Counselors’ Take on Kindness Week


Mae King

Despite the rise in mental health issues due to the pandemic, Kindness Week reminds students that they are supported by staff members and peers.

Sydney Gaw, Staff Writer

Between Feb. 21-25, UHS hosted Kindness Week, a week dedicated to spreading kindness and positivity across campus. The event focused on giving students an outlet to share positive messages with each other while also touching on the greater impact of mental health on campus.

According to the UHS counseling staff, initiatives like Kindness Week are important for reminding students of the on-campus support system they have.

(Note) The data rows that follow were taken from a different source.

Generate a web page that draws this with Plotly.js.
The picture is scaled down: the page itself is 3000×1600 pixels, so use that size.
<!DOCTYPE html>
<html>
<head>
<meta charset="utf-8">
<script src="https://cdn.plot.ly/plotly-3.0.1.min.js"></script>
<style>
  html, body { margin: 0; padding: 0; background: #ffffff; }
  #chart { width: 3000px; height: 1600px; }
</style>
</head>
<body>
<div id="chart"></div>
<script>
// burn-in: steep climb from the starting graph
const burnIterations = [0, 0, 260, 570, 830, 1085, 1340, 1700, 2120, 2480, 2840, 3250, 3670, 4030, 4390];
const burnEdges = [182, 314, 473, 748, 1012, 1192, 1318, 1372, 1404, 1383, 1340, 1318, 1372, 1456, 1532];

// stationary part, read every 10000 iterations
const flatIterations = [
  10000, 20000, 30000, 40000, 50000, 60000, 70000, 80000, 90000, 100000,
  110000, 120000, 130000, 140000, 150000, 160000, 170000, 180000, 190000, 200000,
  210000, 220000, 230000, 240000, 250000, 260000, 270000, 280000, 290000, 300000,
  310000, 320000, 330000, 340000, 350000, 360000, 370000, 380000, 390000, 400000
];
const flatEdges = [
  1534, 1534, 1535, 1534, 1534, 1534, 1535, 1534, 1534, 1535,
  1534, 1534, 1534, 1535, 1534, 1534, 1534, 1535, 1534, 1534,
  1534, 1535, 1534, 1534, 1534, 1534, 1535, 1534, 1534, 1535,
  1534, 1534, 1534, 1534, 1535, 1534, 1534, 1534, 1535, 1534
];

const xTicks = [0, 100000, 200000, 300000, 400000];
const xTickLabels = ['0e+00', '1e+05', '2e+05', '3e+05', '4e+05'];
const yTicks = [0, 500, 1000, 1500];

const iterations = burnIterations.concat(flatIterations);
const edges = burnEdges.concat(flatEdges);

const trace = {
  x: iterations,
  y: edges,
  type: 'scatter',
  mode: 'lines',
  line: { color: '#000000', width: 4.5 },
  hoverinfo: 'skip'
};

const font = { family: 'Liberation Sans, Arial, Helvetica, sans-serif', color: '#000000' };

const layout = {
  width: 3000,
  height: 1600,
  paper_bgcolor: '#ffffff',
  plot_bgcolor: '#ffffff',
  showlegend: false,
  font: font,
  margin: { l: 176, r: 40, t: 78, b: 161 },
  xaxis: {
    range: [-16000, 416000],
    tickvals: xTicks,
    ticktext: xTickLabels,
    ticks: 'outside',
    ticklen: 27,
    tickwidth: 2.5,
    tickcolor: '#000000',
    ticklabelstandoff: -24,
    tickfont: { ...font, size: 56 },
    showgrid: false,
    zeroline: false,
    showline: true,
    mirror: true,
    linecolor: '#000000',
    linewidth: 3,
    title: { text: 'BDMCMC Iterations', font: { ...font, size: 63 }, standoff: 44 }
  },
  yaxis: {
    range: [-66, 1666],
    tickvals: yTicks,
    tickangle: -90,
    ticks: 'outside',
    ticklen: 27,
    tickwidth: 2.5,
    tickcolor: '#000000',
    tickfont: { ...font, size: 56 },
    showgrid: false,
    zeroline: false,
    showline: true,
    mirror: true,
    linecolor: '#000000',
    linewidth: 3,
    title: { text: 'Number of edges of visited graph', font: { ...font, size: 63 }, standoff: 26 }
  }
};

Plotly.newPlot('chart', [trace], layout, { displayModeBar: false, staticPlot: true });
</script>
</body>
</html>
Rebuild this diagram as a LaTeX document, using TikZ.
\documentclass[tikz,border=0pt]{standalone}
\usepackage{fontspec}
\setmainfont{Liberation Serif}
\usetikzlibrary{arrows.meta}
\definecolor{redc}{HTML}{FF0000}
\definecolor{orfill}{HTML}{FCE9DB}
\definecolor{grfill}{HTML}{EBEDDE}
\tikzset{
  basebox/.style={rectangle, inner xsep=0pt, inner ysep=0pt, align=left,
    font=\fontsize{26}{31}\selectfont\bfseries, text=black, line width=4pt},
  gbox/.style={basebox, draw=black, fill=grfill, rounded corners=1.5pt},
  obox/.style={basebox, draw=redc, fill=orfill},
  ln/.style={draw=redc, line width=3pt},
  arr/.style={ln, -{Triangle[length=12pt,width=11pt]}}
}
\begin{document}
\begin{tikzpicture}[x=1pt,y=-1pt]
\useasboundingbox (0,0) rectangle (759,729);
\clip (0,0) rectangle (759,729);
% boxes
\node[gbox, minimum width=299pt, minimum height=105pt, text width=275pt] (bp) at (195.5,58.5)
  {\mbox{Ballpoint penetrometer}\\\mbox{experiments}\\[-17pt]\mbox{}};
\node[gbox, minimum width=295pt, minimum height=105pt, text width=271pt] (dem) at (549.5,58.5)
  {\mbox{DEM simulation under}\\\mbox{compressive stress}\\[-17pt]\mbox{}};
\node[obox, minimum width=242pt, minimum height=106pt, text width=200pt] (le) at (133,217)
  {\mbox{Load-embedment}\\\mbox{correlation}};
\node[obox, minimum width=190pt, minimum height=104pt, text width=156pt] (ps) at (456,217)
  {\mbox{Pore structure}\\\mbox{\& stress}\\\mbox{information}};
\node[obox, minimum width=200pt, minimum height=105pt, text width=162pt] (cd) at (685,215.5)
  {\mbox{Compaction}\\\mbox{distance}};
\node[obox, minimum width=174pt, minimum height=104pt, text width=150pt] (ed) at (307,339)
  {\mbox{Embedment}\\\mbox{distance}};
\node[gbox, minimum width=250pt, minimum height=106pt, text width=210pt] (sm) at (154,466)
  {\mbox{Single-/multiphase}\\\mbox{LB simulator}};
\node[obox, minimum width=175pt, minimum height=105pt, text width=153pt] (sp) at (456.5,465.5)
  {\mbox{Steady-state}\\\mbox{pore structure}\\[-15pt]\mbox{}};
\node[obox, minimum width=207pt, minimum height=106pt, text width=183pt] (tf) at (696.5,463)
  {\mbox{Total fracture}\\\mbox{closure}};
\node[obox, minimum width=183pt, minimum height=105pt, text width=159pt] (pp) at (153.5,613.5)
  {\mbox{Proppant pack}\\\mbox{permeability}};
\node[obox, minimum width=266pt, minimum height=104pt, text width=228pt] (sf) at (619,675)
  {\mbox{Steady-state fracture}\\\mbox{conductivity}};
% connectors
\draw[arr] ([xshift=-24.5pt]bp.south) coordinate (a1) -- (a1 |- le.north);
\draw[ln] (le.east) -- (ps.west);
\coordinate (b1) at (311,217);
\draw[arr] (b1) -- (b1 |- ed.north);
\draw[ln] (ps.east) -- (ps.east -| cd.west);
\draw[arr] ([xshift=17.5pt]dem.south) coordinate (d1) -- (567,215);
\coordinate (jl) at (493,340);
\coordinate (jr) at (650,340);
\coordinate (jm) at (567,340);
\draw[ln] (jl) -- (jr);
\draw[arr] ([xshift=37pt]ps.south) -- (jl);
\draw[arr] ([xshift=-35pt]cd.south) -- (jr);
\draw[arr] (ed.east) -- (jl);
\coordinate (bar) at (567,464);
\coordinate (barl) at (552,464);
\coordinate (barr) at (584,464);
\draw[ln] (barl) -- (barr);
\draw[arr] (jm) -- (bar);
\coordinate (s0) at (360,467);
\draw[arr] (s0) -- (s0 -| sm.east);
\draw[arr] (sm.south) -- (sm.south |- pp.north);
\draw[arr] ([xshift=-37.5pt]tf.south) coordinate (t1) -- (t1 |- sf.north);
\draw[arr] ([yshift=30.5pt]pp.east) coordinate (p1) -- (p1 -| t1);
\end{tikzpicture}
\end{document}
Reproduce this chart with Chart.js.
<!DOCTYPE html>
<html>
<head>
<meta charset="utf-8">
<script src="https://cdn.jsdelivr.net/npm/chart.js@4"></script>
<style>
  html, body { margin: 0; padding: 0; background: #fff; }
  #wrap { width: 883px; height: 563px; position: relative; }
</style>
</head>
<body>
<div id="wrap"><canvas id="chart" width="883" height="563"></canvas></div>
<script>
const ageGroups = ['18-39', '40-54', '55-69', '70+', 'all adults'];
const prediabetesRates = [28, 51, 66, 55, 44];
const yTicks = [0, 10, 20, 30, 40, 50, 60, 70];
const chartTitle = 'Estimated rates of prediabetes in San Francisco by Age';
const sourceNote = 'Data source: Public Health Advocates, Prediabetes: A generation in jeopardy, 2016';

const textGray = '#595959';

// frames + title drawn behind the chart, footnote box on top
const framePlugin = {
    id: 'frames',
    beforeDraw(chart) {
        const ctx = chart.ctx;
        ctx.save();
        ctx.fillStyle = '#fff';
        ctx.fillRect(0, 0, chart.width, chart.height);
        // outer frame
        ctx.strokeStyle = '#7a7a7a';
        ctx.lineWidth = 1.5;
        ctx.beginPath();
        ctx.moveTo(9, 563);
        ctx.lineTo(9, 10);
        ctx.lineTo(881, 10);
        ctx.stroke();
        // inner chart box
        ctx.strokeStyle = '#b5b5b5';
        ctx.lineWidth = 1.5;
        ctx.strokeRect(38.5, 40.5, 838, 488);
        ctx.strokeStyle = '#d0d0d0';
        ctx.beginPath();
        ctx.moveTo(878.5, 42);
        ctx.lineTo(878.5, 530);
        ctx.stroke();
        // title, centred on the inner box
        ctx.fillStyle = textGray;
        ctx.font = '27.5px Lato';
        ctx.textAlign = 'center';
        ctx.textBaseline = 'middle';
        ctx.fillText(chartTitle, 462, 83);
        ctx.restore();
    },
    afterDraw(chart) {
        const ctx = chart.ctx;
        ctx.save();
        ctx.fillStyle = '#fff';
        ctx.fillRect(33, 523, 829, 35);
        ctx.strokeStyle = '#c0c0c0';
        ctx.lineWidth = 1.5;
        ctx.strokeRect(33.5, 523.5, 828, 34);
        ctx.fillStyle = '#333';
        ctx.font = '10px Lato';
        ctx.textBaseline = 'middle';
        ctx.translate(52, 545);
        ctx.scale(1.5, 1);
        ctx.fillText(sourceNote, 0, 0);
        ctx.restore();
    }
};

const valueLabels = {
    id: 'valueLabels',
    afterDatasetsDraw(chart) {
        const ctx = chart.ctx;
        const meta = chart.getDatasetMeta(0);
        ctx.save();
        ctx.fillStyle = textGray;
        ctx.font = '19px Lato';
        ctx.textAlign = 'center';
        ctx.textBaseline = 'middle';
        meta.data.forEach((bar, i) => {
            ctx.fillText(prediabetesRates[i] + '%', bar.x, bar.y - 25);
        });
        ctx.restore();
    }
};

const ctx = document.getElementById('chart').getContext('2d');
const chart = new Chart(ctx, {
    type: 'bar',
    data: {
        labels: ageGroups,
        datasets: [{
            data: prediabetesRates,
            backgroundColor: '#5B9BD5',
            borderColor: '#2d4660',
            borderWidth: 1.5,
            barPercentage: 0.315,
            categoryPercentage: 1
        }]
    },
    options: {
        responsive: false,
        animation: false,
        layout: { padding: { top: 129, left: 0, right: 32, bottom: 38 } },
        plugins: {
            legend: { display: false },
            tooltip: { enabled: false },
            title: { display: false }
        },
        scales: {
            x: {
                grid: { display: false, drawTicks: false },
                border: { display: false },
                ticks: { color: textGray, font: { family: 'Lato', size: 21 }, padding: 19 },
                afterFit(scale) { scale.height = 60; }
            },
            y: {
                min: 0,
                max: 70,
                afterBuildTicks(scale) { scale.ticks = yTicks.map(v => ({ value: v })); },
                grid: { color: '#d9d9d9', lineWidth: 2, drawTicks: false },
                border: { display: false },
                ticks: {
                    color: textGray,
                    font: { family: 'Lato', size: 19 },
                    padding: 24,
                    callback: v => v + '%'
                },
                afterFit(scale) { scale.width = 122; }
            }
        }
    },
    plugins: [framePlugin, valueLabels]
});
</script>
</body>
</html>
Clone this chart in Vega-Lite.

“I think it’s really great that our school puts on something to address kindness,” counselor Ms. Angelique Strausheim said. “[Kindness] is still a really big aspect of high school . . . and spreading the message of being kind and making people feel like they belong is great.”

The message of Kindness Week is one that prevails throughout the year, even though students may feel isolated at times. Despite the rise in mental health issues due to the pandemic, Kindness Week reminds students that they are supported by staff members and peers.

“I think initiatives like Kindness Week are beneficial for students as they allow students to connect on campus outside of their classes and help show students that there are peers and adults on campus who care for them and want them to feel special,” counselor Mr. Nate Schoch said. “It is important for students to think of how they can help their peers not just during these weeks, but all year round.”

In addition to spreading kindness to others, the counselors also stress the importance of prioritizing one’s own mental well-being.

“A lot of times we’re just so busy that we could benefit from a reminder to think of others, be kind, be welcoming,” counselor Ms. Hanna Addessi said. “At the same time, self care is also a very important part of being there for others. It’s really hard to take care of others if you’re not taking care of yourself and being kind to yourself first.”

According to Ms. Addessi, the key to maintaining good mental health is by having a balance between academics and other extracurricular activities. The counselors are no stranger to UHS’ competitive environment and they advise against the tendency of students to overbook their schedule with extracurriculars or AP classes.

“You have to keep in mind what’s best for you and how you can stay balanced,” Ms. Addessi said. “It’s hard to operate in a competitive environment like Uni’s, but knowing your capabilities and your limits—that’s what’s going to help you the most.”

In addition to the activities advertised during Kindness Week, students can continue to contribute to positivity on campus by visiting their counselors and staying connected with their peers.

“Connecting with their school counselor or campus groups like Hope Squad can be helpful,” Mr. Schoch said. “When there are similar types of events on campus, students should make sure to make them part of their day so they can offer support and kindness to others. That’s also something they can do any day of the week, not just when events are planned.”